All lines holding the string "this" are to be shown.

## [Records to process]
====

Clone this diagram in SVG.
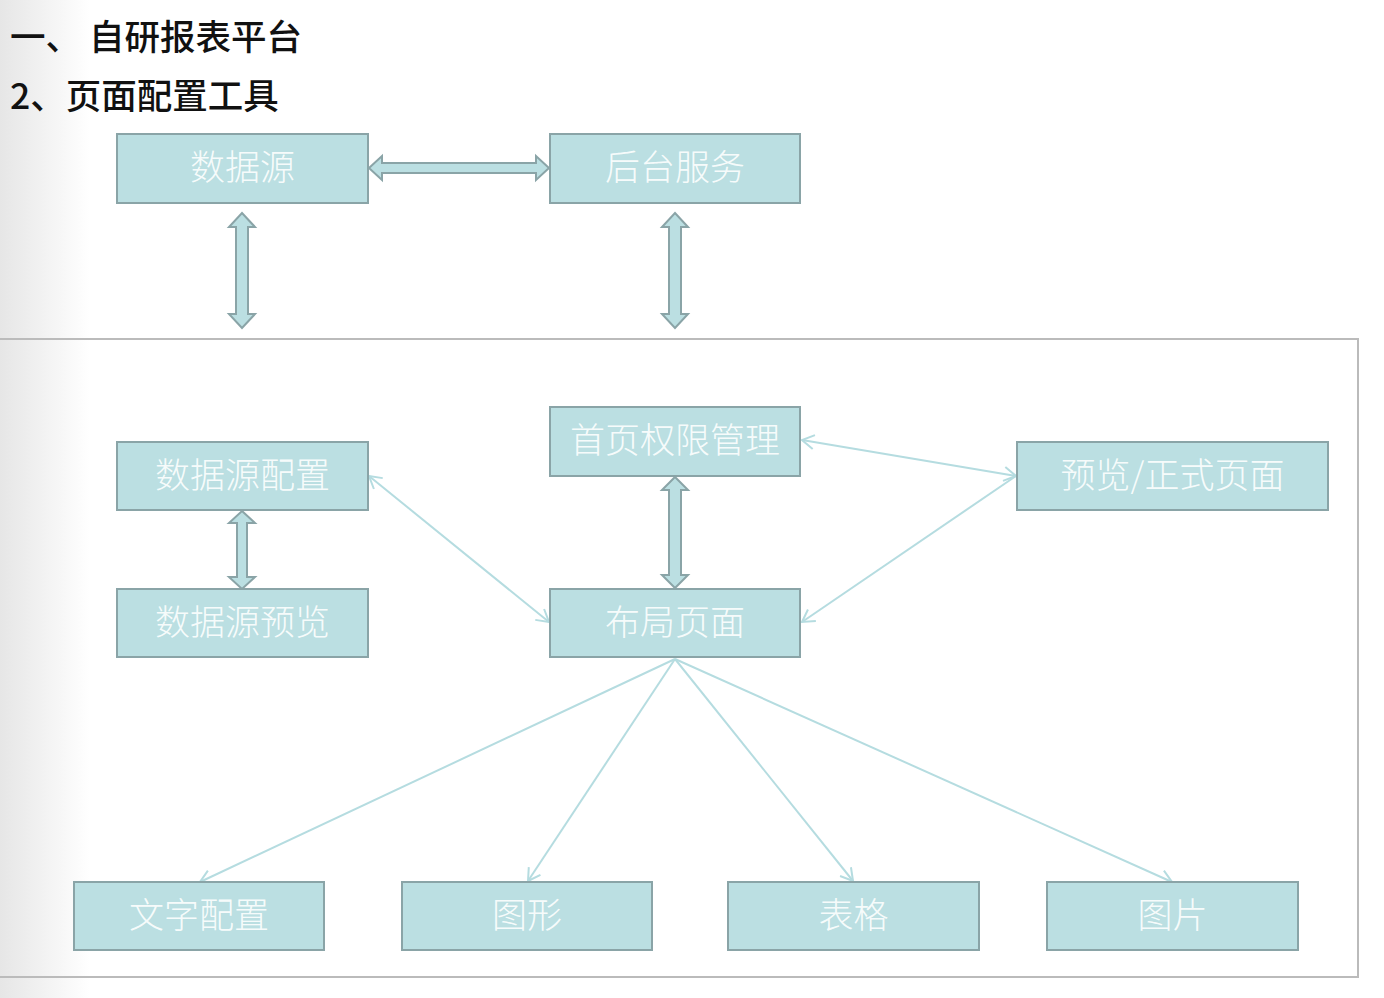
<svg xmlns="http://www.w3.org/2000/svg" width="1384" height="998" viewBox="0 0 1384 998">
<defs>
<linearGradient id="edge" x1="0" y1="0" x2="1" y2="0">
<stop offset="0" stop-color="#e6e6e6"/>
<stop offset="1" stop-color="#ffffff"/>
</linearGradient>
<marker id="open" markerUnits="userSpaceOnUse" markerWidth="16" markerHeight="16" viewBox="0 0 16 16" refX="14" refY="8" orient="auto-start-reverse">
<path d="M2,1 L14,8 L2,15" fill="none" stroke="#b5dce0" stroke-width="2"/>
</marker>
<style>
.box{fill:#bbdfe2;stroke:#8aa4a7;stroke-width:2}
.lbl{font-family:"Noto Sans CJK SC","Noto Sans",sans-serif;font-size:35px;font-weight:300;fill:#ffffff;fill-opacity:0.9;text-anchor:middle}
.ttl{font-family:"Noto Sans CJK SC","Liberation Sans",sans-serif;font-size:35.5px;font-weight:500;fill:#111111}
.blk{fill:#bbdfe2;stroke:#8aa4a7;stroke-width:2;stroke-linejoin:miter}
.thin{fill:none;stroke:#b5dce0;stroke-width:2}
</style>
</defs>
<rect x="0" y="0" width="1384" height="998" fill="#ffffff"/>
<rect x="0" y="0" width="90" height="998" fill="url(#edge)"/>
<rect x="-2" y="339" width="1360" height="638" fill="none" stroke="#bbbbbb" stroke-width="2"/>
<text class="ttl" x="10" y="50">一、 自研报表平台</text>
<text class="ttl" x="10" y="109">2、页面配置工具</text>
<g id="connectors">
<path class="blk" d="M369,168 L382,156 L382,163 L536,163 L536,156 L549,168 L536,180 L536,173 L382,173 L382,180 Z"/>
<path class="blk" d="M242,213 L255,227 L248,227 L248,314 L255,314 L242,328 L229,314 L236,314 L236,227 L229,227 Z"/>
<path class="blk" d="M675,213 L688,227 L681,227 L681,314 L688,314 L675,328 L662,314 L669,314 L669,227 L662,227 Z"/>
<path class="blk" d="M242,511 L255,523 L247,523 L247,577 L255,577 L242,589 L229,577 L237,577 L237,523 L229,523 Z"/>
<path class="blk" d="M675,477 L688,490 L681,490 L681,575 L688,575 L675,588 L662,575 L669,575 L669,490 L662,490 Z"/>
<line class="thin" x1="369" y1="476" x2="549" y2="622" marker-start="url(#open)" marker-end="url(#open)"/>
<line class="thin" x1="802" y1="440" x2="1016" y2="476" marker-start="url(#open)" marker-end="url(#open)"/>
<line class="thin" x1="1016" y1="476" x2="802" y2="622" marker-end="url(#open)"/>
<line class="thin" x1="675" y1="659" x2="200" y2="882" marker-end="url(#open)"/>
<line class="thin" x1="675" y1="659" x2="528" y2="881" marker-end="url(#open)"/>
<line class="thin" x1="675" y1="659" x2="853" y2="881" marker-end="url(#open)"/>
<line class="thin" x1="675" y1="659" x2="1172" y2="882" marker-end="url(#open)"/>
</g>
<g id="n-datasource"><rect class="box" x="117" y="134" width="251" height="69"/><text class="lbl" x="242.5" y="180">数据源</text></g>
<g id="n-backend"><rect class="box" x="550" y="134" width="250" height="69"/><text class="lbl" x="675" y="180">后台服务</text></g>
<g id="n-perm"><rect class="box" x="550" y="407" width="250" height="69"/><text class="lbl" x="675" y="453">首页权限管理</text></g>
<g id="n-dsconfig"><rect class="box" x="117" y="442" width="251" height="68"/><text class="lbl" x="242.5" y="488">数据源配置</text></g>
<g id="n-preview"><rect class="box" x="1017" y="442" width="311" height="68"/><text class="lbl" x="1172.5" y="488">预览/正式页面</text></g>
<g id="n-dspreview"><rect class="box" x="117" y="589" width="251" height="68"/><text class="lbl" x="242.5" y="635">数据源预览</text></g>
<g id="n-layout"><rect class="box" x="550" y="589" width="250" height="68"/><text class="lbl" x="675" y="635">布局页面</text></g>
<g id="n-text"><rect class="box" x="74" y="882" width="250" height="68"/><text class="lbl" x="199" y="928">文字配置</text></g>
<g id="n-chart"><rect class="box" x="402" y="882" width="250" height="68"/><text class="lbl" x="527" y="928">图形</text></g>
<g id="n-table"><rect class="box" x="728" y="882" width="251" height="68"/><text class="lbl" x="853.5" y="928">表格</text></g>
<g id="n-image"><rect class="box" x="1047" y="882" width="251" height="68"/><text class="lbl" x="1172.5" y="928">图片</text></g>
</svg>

====

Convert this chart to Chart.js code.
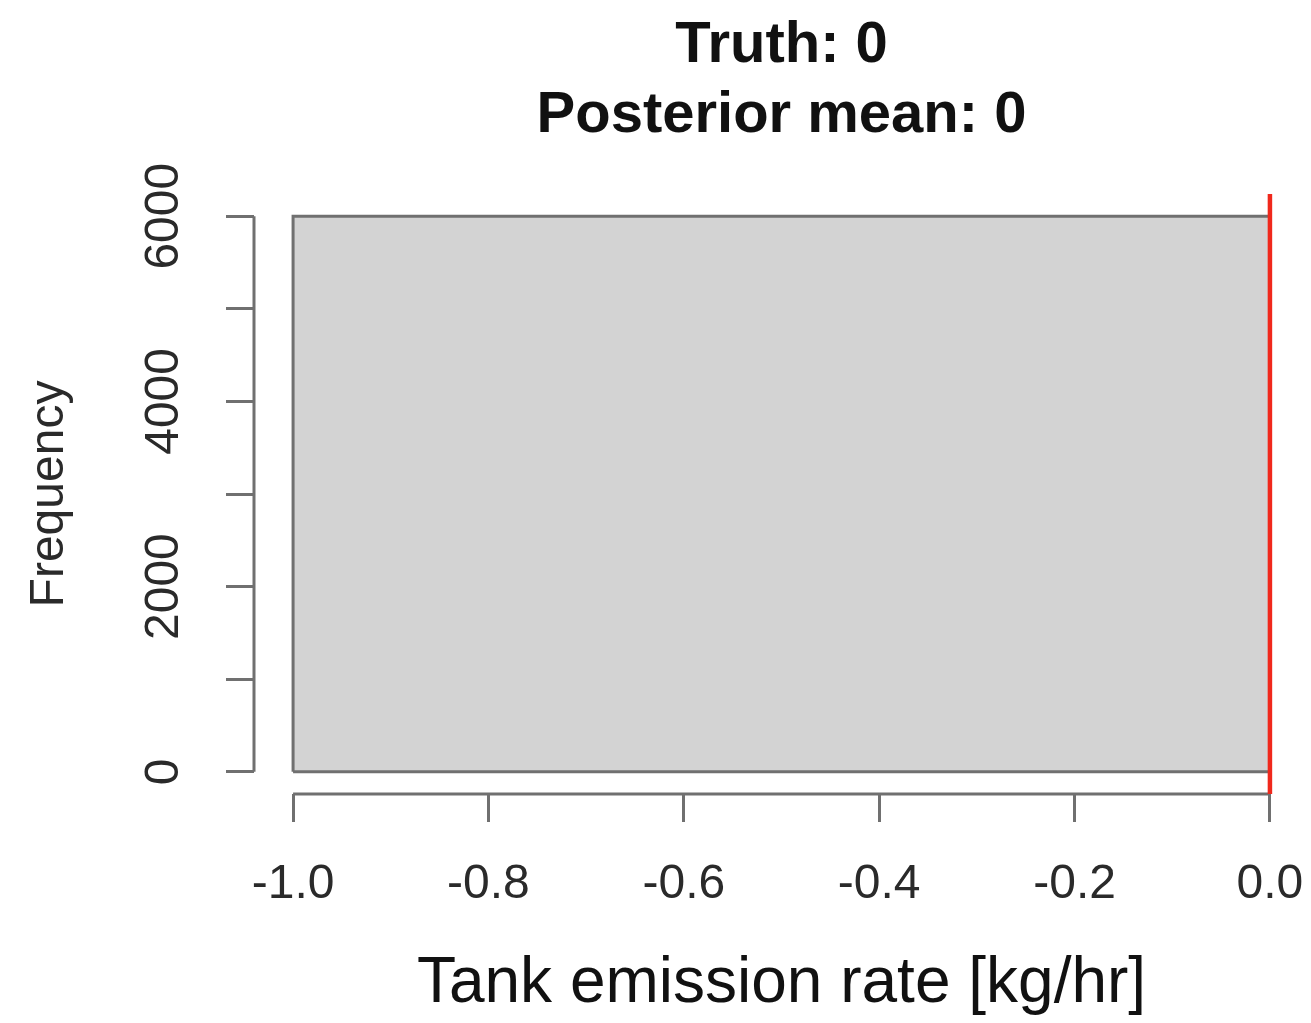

====

## [Response to the task]
Clone this diagram in SVG.
Convert this chart to Chart.js code.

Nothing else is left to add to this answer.